The liquid is pumped out of the block and into the intake tube via the CPU pump (at speeds measured in Liters-Per-Hour or pump RPM). Because I figured most of you wouldn't be keen to destroy your new CLC, I decided to take apart one of the Asetek-supplied models we tested -- here's what the actual pump looks like:
The little rotor spins at somewhere in the range of 2000-3000RPM for most Asetek-supplied pumps. The heated coolant eventually reaches the radiator from the insulated rubber hosing, at which point the liquid is directed down aluminum-walled piping within the radiator. Hundreds of aluminum fins line these pipes; basic laws of physics tell us that heat will do at least two things in this scenario: It'll try to achieve equilibrium across the thermally-conductive surface material (and thus will travel outward, sprawling across the aluminum fins, which are colder than the pipes), and it will move along a path of least resistance. As heat is conducted into the tiny fins, the air blown into the radiator from the fans will dissipate the heated air up-and-out of the case, maintaining a fin temperature that is conducive to the cooler's dissipation objectives.
Throughout the entire process described in the above paragraph, the coolant can be seen as 'shedding heat' and thereby being cooled by the dissipation and air intake processes; once it has completed its journey up-and-down the radiator, the now-cooled liquid reaches the return tube, where it is pulled back down toward the CPU block via the pump. The cool air reaches the block and the process begins anew.

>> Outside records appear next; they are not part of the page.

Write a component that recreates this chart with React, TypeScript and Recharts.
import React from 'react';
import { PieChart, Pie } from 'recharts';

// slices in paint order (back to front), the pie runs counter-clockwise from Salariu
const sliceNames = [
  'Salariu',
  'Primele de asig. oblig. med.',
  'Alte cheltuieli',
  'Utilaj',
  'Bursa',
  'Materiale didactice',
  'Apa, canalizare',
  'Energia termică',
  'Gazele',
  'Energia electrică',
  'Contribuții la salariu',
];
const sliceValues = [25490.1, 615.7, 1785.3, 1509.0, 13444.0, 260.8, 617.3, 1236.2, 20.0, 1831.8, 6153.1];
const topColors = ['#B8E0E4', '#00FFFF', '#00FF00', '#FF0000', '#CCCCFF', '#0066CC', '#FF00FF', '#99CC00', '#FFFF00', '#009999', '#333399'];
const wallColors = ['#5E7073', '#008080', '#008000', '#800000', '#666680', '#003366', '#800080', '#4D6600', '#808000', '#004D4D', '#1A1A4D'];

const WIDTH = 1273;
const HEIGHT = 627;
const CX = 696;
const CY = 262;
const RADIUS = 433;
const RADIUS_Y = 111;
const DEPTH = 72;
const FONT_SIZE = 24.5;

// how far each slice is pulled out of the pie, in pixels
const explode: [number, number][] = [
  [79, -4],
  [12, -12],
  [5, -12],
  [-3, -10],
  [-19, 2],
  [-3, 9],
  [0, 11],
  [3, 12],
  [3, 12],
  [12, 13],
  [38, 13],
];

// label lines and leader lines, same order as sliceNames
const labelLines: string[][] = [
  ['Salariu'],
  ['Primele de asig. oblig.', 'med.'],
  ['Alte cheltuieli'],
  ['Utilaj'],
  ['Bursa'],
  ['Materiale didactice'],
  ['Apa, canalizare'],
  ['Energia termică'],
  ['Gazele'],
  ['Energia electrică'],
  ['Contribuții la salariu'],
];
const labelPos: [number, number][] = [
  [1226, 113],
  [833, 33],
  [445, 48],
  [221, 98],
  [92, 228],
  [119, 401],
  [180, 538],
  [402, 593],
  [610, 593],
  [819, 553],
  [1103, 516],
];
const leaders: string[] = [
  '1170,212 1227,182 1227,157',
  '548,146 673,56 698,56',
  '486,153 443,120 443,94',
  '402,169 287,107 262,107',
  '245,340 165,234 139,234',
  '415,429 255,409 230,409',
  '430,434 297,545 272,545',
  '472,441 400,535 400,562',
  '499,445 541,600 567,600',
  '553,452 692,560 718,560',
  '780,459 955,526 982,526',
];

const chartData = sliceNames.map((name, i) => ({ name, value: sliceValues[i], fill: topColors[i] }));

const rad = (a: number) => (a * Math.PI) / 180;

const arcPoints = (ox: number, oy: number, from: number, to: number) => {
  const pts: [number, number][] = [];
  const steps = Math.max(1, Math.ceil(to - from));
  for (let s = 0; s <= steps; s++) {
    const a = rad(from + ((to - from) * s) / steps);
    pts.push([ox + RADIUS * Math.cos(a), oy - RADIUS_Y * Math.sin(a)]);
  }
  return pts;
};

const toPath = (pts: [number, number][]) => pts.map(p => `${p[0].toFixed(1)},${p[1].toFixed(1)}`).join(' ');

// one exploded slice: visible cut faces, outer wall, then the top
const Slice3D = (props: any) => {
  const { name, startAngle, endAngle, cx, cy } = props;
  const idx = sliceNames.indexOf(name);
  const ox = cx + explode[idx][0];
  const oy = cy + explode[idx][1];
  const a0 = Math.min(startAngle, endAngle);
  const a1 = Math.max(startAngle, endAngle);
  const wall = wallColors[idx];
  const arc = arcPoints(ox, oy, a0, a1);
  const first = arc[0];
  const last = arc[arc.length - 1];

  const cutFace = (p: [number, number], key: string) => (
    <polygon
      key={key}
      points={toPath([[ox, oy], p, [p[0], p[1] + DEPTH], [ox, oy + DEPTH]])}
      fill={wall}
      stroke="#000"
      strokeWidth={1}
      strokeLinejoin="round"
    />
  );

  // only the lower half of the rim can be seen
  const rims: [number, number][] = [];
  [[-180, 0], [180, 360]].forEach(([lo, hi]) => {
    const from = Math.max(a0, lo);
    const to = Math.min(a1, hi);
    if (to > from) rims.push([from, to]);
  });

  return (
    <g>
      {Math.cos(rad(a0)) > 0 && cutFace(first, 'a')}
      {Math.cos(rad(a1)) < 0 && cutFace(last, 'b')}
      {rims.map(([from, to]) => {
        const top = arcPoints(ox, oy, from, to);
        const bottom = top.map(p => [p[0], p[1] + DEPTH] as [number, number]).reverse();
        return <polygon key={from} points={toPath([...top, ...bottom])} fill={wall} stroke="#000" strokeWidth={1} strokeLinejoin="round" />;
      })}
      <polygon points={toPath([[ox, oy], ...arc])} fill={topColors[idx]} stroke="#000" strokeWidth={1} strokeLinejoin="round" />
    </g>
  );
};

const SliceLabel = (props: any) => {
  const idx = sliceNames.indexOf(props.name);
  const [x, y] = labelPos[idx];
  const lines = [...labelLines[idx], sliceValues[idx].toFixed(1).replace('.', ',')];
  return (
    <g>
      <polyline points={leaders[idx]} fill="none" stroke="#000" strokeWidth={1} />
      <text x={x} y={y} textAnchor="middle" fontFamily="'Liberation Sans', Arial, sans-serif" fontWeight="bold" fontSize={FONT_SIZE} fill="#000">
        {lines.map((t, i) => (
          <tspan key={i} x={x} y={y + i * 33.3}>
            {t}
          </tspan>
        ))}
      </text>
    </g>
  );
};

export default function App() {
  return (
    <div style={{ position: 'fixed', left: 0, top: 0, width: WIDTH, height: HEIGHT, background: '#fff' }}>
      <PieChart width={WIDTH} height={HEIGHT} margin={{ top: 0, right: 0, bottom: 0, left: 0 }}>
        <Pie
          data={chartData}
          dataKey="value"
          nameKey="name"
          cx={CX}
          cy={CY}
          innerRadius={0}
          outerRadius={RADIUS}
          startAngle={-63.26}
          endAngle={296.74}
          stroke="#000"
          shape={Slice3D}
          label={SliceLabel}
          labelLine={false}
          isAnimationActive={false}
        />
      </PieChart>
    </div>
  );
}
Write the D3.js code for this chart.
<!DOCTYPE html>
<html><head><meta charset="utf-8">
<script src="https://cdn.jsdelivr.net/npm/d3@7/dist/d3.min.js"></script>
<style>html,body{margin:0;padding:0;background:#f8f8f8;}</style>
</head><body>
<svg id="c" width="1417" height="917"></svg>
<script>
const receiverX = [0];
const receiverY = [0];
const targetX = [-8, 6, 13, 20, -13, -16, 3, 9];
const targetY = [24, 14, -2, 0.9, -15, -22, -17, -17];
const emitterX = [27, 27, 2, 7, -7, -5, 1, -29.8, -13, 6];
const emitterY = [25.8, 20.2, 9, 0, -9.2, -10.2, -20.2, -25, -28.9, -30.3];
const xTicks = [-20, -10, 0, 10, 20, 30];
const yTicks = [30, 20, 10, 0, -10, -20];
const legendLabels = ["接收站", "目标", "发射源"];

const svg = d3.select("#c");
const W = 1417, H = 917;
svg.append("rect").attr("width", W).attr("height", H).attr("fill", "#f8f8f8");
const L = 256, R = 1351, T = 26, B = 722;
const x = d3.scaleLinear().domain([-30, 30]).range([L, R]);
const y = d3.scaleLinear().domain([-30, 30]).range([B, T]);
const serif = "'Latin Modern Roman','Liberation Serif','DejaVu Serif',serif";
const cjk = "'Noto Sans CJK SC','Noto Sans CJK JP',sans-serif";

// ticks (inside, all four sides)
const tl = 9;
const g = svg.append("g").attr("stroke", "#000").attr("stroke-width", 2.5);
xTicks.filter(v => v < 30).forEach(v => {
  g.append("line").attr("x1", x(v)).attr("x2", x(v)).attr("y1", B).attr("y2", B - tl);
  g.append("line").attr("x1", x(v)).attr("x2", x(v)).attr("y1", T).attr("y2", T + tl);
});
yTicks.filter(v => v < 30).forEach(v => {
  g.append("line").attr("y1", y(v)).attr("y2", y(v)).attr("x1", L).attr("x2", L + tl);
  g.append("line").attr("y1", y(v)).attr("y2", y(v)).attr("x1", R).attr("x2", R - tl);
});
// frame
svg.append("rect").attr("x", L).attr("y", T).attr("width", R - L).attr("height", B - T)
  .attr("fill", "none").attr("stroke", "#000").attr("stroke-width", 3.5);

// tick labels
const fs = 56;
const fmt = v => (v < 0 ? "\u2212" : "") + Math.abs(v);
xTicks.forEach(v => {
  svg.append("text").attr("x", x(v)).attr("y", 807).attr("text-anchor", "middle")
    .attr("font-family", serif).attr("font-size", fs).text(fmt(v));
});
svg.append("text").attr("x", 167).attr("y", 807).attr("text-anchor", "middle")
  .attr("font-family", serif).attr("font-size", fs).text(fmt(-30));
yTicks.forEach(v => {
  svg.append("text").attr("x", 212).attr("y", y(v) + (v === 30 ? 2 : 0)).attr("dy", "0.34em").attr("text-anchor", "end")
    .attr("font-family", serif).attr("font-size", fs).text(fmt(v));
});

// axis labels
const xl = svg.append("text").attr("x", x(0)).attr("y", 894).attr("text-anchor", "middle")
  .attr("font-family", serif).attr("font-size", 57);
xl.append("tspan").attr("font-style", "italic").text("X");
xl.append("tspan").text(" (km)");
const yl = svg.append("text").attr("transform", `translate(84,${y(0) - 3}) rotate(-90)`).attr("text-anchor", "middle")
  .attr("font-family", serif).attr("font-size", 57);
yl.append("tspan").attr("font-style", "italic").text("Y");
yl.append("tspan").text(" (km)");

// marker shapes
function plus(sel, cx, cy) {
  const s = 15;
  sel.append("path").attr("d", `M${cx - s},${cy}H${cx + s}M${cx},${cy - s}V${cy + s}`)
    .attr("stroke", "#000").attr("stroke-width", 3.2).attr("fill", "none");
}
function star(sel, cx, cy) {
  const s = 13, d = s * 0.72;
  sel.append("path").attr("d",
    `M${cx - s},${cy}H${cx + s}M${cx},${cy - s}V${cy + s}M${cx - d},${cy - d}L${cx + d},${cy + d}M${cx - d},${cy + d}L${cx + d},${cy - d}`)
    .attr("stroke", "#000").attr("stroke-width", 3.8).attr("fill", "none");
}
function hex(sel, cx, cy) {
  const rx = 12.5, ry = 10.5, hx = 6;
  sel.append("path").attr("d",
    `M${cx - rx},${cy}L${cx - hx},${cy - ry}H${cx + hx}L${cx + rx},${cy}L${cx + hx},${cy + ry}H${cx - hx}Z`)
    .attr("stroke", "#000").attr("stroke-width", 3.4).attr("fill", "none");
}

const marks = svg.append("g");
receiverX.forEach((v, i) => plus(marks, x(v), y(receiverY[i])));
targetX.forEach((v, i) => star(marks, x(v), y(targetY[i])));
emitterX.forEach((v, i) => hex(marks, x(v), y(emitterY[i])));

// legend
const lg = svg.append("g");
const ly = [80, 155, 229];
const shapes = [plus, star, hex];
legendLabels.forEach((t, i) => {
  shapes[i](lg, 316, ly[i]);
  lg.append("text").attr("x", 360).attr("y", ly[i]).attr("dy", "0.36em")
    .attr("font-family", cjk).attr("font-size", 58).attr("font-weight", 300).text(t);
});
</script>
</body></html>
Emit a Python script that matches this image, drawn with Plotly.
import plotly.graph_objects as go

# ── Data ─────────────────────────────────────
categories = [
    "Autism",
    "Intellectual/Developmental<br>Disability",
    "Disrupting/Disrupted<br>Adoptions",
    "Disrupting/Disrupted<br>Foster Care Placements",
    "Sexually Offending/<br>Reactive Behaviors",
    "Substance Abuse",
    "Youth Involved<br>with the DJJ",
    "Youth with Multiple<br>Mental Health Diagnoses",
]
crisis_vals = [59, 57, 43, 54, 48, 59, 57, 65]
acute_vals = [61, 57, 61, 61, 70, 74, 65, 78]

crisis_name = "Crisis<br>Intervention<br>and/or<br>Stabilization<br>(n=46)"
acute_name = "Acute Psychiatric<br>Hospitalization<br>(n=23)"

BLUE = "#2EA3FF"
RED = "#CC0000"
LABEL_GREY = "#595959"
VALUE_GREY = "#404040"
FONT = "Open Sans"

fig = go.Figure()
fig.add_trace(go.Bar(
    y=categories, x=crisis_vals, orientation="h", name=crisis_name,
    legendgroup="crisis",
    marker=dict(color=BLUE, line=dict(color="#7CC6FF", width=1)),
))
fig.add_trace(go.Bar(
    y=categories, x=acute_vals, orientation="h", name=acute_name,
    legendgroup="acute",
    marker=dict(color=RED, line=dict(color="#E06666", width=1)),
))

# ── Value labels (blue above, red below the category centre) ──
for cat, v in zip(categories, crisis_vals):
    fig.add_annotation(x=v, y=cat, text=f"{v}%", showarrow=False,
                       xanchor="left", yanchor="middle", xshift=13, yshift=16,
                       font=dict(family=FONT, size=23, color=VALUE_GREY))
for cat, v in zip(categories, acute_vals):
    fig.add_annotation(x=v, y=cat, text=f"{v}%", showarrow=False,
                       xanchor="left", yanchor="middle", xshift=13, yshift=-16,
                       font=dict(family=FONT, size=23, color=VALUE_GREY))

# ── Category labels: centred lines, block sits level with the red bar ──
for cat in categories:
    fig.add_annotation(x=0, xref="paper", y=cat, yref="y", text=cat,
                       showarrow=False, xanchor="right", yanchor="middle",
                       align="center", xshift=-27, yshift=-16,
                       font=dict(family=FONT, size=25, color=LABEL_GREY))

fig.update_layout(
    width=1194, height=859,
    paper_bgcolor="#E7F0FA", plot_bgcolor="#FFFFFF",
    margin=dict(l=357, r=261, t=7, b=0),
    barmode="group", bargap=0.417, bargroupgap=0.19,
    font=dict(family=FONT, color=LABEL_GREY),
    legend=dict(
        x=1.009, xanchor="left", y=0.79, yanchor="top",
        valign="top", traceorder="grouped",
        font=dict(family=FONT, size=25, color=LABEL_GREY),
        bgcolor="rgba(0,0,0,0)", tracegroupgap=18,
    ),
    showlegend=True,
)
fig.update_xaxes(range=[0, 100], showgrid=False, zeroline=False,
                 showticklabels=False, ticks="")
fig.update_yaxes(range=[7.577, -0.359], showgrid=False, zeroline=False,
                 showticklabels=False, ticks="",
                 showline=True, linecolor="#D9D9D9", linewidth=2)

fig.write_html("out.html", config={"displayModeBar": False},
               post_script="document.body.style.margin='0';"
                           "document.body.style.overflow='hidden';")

The cooler the liquid is, the greater the potential for cooling the CPU.
What's in the Boxes?
All the boxes basically ship with the same items: You get your radiator, pump, tubing (all bundled in a pre-assembled package), mounting brackets, and fans all neatly packed away. The Corsair H90 and NZXT Kraken X40 both use identical (or almost identical, for purposes of performance) radiators and pumps, with the Kraken having hosing that is slightly longer and a customizable LED on the pump (as found on the i-series Corsair coolers). The same is true for the H110 and X60, which are just larger versions of their lower-number-identified brethren.
The only notable difference in contents shipped would be between the smaller (140mm) and larger (280mm) units, where obviously additional fans/screws are present. On the whole, everything you see above is what's included in all the boxes.